For research, Thornton says that the filmmakers eschewed Hollywood history in favor of the original sources. “We looked at thousands of Signal Corps photographs – original photographs from World War II which were very specific,” says Thornton. “We started from January 1945, going up to the end of the war. We meticulously went through archives of the Second Armored Division and looked for individuals who stuck out to us in photographs.”
Despite giving each soldier his own personality in his uniform, Thornton says that there are broad consistencies that they drew, based on the research. “By the end of the war, the American army looked like a ragtag mob,” he says. “Their clothing resembled civilian work wear. They used a lot of herringbone, loose-fitting fabric uniforms; their field jackets were made of wool, so their look had a brown color palette. Conversely, if you look at the German army for the same time period, their uniforms were completely different; they were sculpted and form-fitting. The German army employed artists whose full time job was to draw new camouflage patterns, so by the end of World War II they had at least 35 different patterns. We incorporated as many of those as we could.”
An important part of costuming is making the clothes appear lived-in, broken-in, and worn. For a costumer, this is called “breakdown.” “Part of the wardrobe department includes a breakdown crew – fabric artists who’ll make a brand new garment seem like it’s had a year’s worth of use,” Thornton explains. “They’ll wear the color down and make pockets look like they’re about to blow out. They’ll put rips in and then do repairs on top of those rips. We did this to 350 American uniforms and 350 German uniforms –each one of these outfits is unique, and each soldier has his own story.”
Of course, Norman Ellison’s breakdown is far different from that of the other men of the Fury. While the other four men of the Fury have been together for many years, Norman is just joining the crew. “We weren’t subtle about who the new guy was,” says Thornton. “The other guys are covered in dirt, grease, holes, stains and damage. They’re grubby and tired men. We created their look with dirt and damage, whereas Norman is brand new and fresh faced. He’s clean shaven, has a beautiful haircut and no dirt in his fingernails.”
In addition to the military costumes, Ayer’s screenplay also required civilian costumes to be conceived with the same diligence and attention to detail. To that end, Maja Meschede, the Civilian Costume Designer, travelled to Berlin and rented clothes made in the 1930s and 1940s. “Every little item – buttons, hooks and bars, shoe lacing – had to be of that time,” she explains. “The fabric from those times has much more texture and a three-dimensional quality than any fabric that you can get nowadays.” Any costumes that had to be made, such as Irma and Emma’s dresses, were created using original fabrics from the time.
For Make-Up and Hair Designer Alessandro Bertolazzi, the first step was to put away the makeup and to play with dirt. “We had tons of reference, but had no idea how to make it work,” he says. “So, we started by putting fingers in the dirt make-up and then smearing it on their faces.
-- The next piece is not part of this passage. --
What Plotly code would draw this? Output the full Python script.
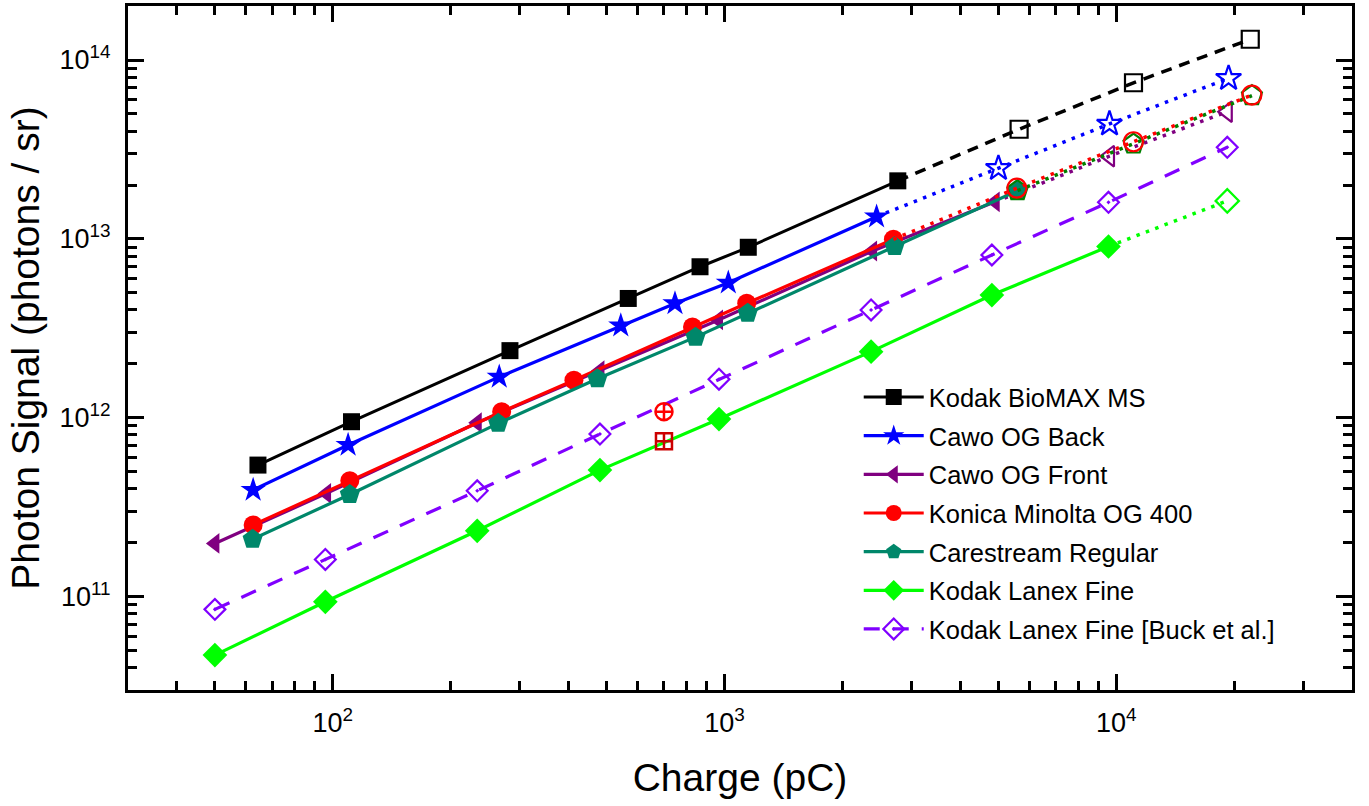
import plotly.graph_objects as go

# ---------------- data ----------------
# Kodak BioMAX MS
biomax_q = [64.4, 111.6, 283.3, 567.9, 865.9, 1150, 2770]
biomax_s = [5.43e11, 9.49e11, 2.37e12, 4.64e12, 6.98e12, 8.97e12, 2.11e13]
biomax_q_ext = [2770, 5651, 11070, 21990]
biomax_s_ext = [2.11e13, 4.10e13, 7.46e13, 1.306e14]

# Cawo OG Back
back_q = [62.6, 109.4, 266.0, 543.5, 747.4, 1022.6, 2445]
back_s = [3.94e11, 7.03e11, 1.69e12, 3.27e12, 4.35e12, 5.68e12, 1.33e13]
back_q_ext = [2445, 5004, 9613, 19360]
back_s_ext = [1.33e13, 2.48e13, 4.39e13, 7.90e13]

# Cawo OG Front
front_q = [50, 96.4, 233.7, 480.8, 965.4, 2388, 4909]
front_s = [1.98e11, 3.77e11, 9.37e11, 1.83e12, 3.52e12, 8.55e12, 1.61e13]
front_q_ext = [4909, 9613, 19210]
front_s_ext = [1.61e13, 2.90e13, 5.14e13]

# Konica Minolta OG 400
konica_q = [62.6, 110.5, 269.8, 412.6, 828.4, 1139.4, 2699]
konica_s = [2.51e11, 4.44e11, 1.08e12, 1.62e12, 3.21e12, 4.36e12, 9.94e12]
konica_q_ext = [2699, 5577, 11070, 22210]
konica_s_ext = [9.94e12, 1.92e13, 3.49e13, 6.37e13]

# Carestream Regular
care_q = [62.4, 110.5, 264.4, 473.7, 843.3, 1146, 2718, 5597]
care_s = [2.09e11, 3.72e11, 9.29e11, 1.65e12, 2.82e12, 3.83e12, 9.06e12, 1.86e13]
care_q_ext = [5597, 11070, 22210]
care_s_ext = [1.86e13, 3.39e13, 6.32e13]

# Kodak Lanex Fine
lanex_q = [50, 95.7, 233.7, 480.8, 968, 2367, 4815, 9557]
lanex_s = [4.70e10, 9.34e10, 2.33e11, 5.09e11, 9.82e11, 2.34e12, 4.85e12, 9.06e12]
lanex_q_ext = [9557, 19210]
lanex_s_ext = [9.06e12, 1.63e13]

# Kodak Lanex Fine [Buck et al.]
buck_q = [50, 95.7, 233.7, 480.8, 968, 2367, 4815, 9557, 19210]
buck_s = [8.47e10, 1.61e11, 3.90e11, 8.10e11, 1.64e12, 4.00e12, 8.12e12, 1.60e13, 3.25e13]

# single extra points
extra_circle_q = [700.6]
extra_circle_s = [1.08e12]
extra_square_q = [700.6]
extra_square_s = [7.37e11]

x_tick_vals = [100, 1000, 10000]
x_tick_text = ["10<sup>2</sup>", "10<sup>3</sup>", "10<sup>4</sup>"]
y_tick_vals = [1e11, 1e12, 1e13, 1e14]
y_tick_text = ["10<sup>11</sup>", "10<sup>12</sup>", "10<sup>13</sup>", "10<sup>14</sup>"]

# ---------------- styles ----------------
FONT = "Arial, Liberation Sans, sans-serif"
BLACK = "#000000"
BLUE = "#0000FF"
PURPLE = "#800080"
RED = "#FF0000"
TEAL = "#00876A"
DKGREEN = "#008000"
LIME = "#00FF00"
VIOLET = "#8000FF"
DKRED = "#CC0000"

fig = go.Figure()


def solid(name, q, s, color, symbol, size, width=3.2):
    fig.add_trace(go.Scatter(
        x=q, y=s, name=name, legendgroup=name, mode="lines+markers",
        line=dict(color=color, width=width),
        marker=dict(symbol=symbol, size=size, color=color, line=dict(width=0)),
    ))


def ext(name, q, s, color, symbol, size, dash, skip_first=True):
    # line over all points, open markers on the extrapolated points
    fig.add_trace(go.Scatter(
        x=q, y=s, name=name, legendgroup=name, showlegend=False, mode="lines",
        line=dict(color=color, width=3.5, dash=dash), hoverinfo="skip",
    ))
    qq = q[1:] if skip_first else q
    ss = s[1:] if skip_first else s
    fig.add_trace(go.Scatter(
        x=qq, y=ss, name=name, legendgroup=name, showlegend=False, mode="markers",
        marker=dict(symbol=symbol, size=size, color=color, line=dict(color=color, width=2.2)),
    ))


DOT = "3.5px,6.5px"

solid("Kodak BioMAX MS", biomax_q, biomax_s, BLACK, "square", 17, width=3)
ext("Kodak BioMAX MS", biomax_q_ext, biomax_s_ext, BLACK, "square-open", 17, "11px,8px")

solid("Cawo OG Back", back_q, back_s, BLUE, "star", 19)
ext("Cawo OG Back", back_q_ext, back_s_ext, BLUE, "star-open", 19, DOT)

solid("Cawo OG Front", front_q, front_s, PURPLE, "triangle-left", 18)
ext("Cawo OG Front", front_q_ext, front_s_ext, PURPLE, "triangle-left-open", 18, DOT)

solid("Konica Minolta OG 400", konica_q, konica_s, RED, "circle", 19)

solid("Carestream Regular", care_q, care_s, TEAL, "pentagon", 21)
ext("Carestream Regular", care_q_ext, care_s_ext, DKGREEN, "pentagon-open", 21, DOT, skip_first=False)
ext("Konica Minolta OG 400", konica_q_ext, konica_s_ext, RED, "circle-open", 19, DOT)

solid("Kodak Lanex Fine", lanex_q, lanex_s, LIME, "diamond", 19)
ext("Kodak Lanex Fine", lanex_q_ext, lanex_s_ext, LIME, "diamond-open", 18, DOT)

fig.add_trace(go.Scatter(
    x=buck_q, y=buck_s, name="Kodak Lanex Fine [Buck et al.]",
    legendgroup="buck", mode="lines+markers",
    line=dict(color=VIOLET, width=3.2, dash="16px,13px"),
    marker=dict(symbol="diamond-open-dot", size=16, color=VIOLET, line=dict(color=VIOLET, width=2.2)),
))

fig.add_trace(go.Scatter(
    x=extra_circle_q, y=extra_circle_s, mode="markers", showlegend=False,
    marker=dict(symbol="circle-cross-open", size=17, color=RED, line=dict(color=RED, width=2.5)),
))
fig.add_trace(go.Scatter(
    x=extra_square_q, y=extra_square_s, mode="markers", showlegend=False,
    marker=dict(symbol="square-cross-open", size=16, color=DKRED, line=dict(color=DKRED, width=2.5)),
))


def minor_vals(lo, hi):
    out = []
    for e in range(lo, hi + 1):
        for m in range(2, 10):
            out.append(m * 10 ** e)
    return out


axis_common = dict(
    type="log",
    showgrid=False,
    zeroline=False,
    showline=True,
    linecolor="black",
    linewidth=3,
    mirror="allticks",
    ticks="inside",
    ticklen=16,
    tickwidth=2.5,
    tickcolor="black",
    tickfont=dict(family=FONT, size=27, color="black"),
    tickmode="array",
)

fig.update_xaxes(
    **axis_common,
    range=[1.4771, 4.602],
    tickvals=x_tick_vals,
    ticktext=x_tick_text,
    minor=dict(ticks="inside", ticklen=9, tickwidth=2.5, tickcolor="black",
               tickmode="array", tickvals=minor_vals(1, 4), showgrid=False),
    title=dict(text="Charge (pC)", font=dict(family=FONT, size=39, color="black"), standoff=27),
    ticklabelstandoff=7,
)
fig.update_yaxes(
    **axis_common,
    range=[10.477, 14.302],
    tickvals=y_tick_vals,
    ticktext=y_tick_text,
    minor=dict(ticks="inside", ticklen=9, tickwidth=2.5, tickcolor="black",
               tickmode="array", tickvals=minor_vals(10, 14), showgrid=False),
    title=dict(text="Photon Signal (photons / sr)", font=dict(family=FONT, size=39, color="black"), standoff=8),
    ticklabelstandoff=9,
)

fig.update_layout(
    width=1369,
    height=806,
    margin=dict(l=128, r=17, t=6, b=116, autoexpand=False),
    paper_bgcolor="white",
    plot_bgcolor="white",
    font=dict(family=FONT, color="black"),
    legend=dict(
        x=0.597, y=0.462, xanchor="left", yanchor="top",
        font=dict(family=FONT, size=25.5, color="black"),
        bgcolor="rgba(0,0,0,0)", borderwidth=0,
        tracegroupgap=2.5, itemwidth=60,
    ),
)

fig.write_html(
    "out.html",
    config={"displayModeBar": False},
    post_script="document.body.style.margin='0';document.body.style.overflow='hidden';",
)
It wasn’t perfect, but it was the first step to forgetting the idea about classical make-up.”
In creating the look, Bertolazzi referenced such artists as Oskar Kokoschka, Francis Bacon, and Egon Shiele. “The drama, the pain and the suffering is really perfect in these paintings.”
Bertolazzi spent a day training his team of make-up artists how to forget Hollywood and classical training. “I would add some brown to the face with a brush, and then start smudging it and spritzing it and adding some blood, and everybody had fun with it,” he explains. “There were different levels of dirt, so level zero was a light patina and level four was for people who stayed in the field camp in the mud and smoke for weeks on end.”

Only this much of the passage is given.